Tom Dyson writing in Daily Wealth has an interesting article about the stupidity of Government intervention.
In September 2007, Britain’s most overleveraged mortgage bank – Northern Rock – asked the government for an emergency loan. When its customers heard the news, they rushed to the nearest branch of Northern Rock to withdraw their savings. They formed queues around the block.
The next day, the government announced it was guaranteeing Northern Rock’s deposits, and the panic went away. Then a funny thing happened…
Suddenly, people started draining money from all the other banks in Britain and depositing it at Northern Rock!
The government intended to make the financial system stronger by shoring up Northern Rock. But it made the financial system weaker by undermining the financial strength of all other banks. In the end, the government ended up nationalizing the whole system.
He goes on to explain that the same thing happened in Ireland. At the time it was the weakest financial system in the euro-zone.
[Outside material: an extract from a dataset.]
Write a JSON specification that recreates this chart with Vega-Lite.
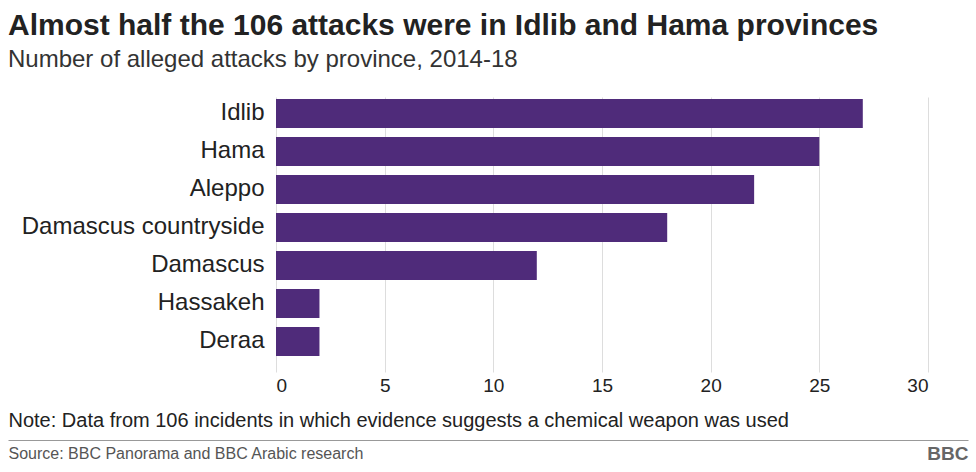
{
  "$schema": "https://vega.github.io/schema/vega-lite/v6.json",
  "width": 652,
  "height": 275,
  "autosize": {"type": "none"},
  "padding": {"left": 276, "top": 97, "right": 48, "bottom": 100},
  "background": "white",
  "config": {
    "font": "Liberation Sans",
    "view": {"stroke": null}
  },
  "title": {
    "text": "Almost half the 106 attacks were in Idlib and Hama provinces",
    "subtitle": "Number of alleged attacks by province, 2014-18",
    "anchor": "start",
    "frame": "group",
    "dx": -268,
    "fontSize": 30,
    "fontWeight": "bold",
    "color": "#222222",
    "subtitleFontSize": 24,
    "subtitleColor": "#333333",
    "subtitlePadding": 7,
    "offset": 25
  },
  "data": {
    "values": [
      {"province": "Idlib", "attacks": 27},
      {"province": "Hama", "attacks": 25},
      {"province": "Aleppo", "attacks": 22},
      {"province": "Damascus countryside", "attacks": 18},
      {"province": "Damascus", "attacks": 12},
      {"province": "Hassakeh", "attacks": 2},
      {"province": "Deraa", "attacks": 2}
    ]
  },
  "layer": [
    {
      "mark": {"type": "bar", "color": "#4f2b7a"},
      "encoding": {
        "y": {
          "field": "province",
          "type": "nominal",
          "sort": null,
          "scale": {"paddingInner": 0.237, "paddingOuter": 0.237, "align": 0.11},
          "axis": {
            "title": "BBC",
            "titleAngle": 0,
            "titleX": 692,
            "titleY": 356,
            "titleAlign": "right",
            "titleBaseline": "middle",
            "titleFontSize": 19,
            "titleFontWeight": "bold",
            "titleColor": "#666666",
            "labelFontSize": 24,
            "labelColor": "#222222",
            "labelPadding": 12,
            "labelLimit": 400,
            "ticks": false,
            "domain": false,
            "grid": false
          }
        },
        "x": {
          "field": "attacks",
          "type": "quantitative",
          "scale": {"domain": [0, 30]},
          "axis": {
            "values": [0, 5, 10, 15, 20, 25, 30],
            "title": "Note: Data from 106 incidents in which evidence suggests a chemical weapon was used",
            "titleX": -268,
            "titleY": 48,
            "titleAlign": "left",
            "titleAnchor": null,
            "titleBaseline": "middle",
            "titleFontSize": 20,
            "titleFontWeight": "normal",
            "titleColor": "#222222",
            "labelFontSize": 19,
            "labelColor": "#222222",
            "labelPadding": 4,
            "ticks": false,
            "domain": false,
            "grid": true,
            "gridColor": "#dddddd"
          }
        }
      }
    },
    {
      "mark": {"type": "point", "opacity": 0},
      "encoding": {
        "y": {"field": "province", "type": "nominal", "sort": null},
        "x": {
          "field": "attacks",
          "type": "quantitative",
          "scale": {"domain": [0, 30], "range": [-268, 692]},
          "axis": {
            "orient": "top",
            "offset": -343,
            "labels": false,
            "ticks": false,
            "grid": false,
            "domain": true,
            "domainColor": "#999999",
            "domainWidth": 1,
            "title": "Source: BBC Panorama and BBC Arabic research",
            "titleX": -268,
            "titleY": 13,
            "titleAlign": "left",
            "titleAnchor": null,
            "titleBaseline": "middle",
            "titleFontSize": 16,
            "titleFontWeight": "normal",
            "titleColor": "#555555"
          }
        }
      }
    }
  ],
  "resolve": {"scale": {"x": "independent"}, "axis": {"x": "independent"}}
}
Then it guaranteed all its deposits. All the money in Europe started flowing into Ireland. This weakened the banking systems in the other European countries, and they had to guarantee their bank accounts, too.
So the government thinks it’s helping unfreeze the credit markets. But it’s actually making them worse.
Government stimulus does not stimulate, it stifles. So when you look at the current levels of government intervention all around the world… India, Australia, China, Taiwan, Britain, Europe, and the biggest of all in America… you have to conclude it will lead to the biggest loss of productivity ever.
When the government controls an economy’s financial decision-making, no one makes any money. This is why the government interventions haven’t had any effect so far. It’s also why stock prices will fall to valuations far lower than at normal bear-market bottoms of the past few decades.
It is time for the Governments paymasters, that is the tax payer to say enough is enough. You cannot borrow you way out of a financial crisis that was caused by over borrowing in the first place.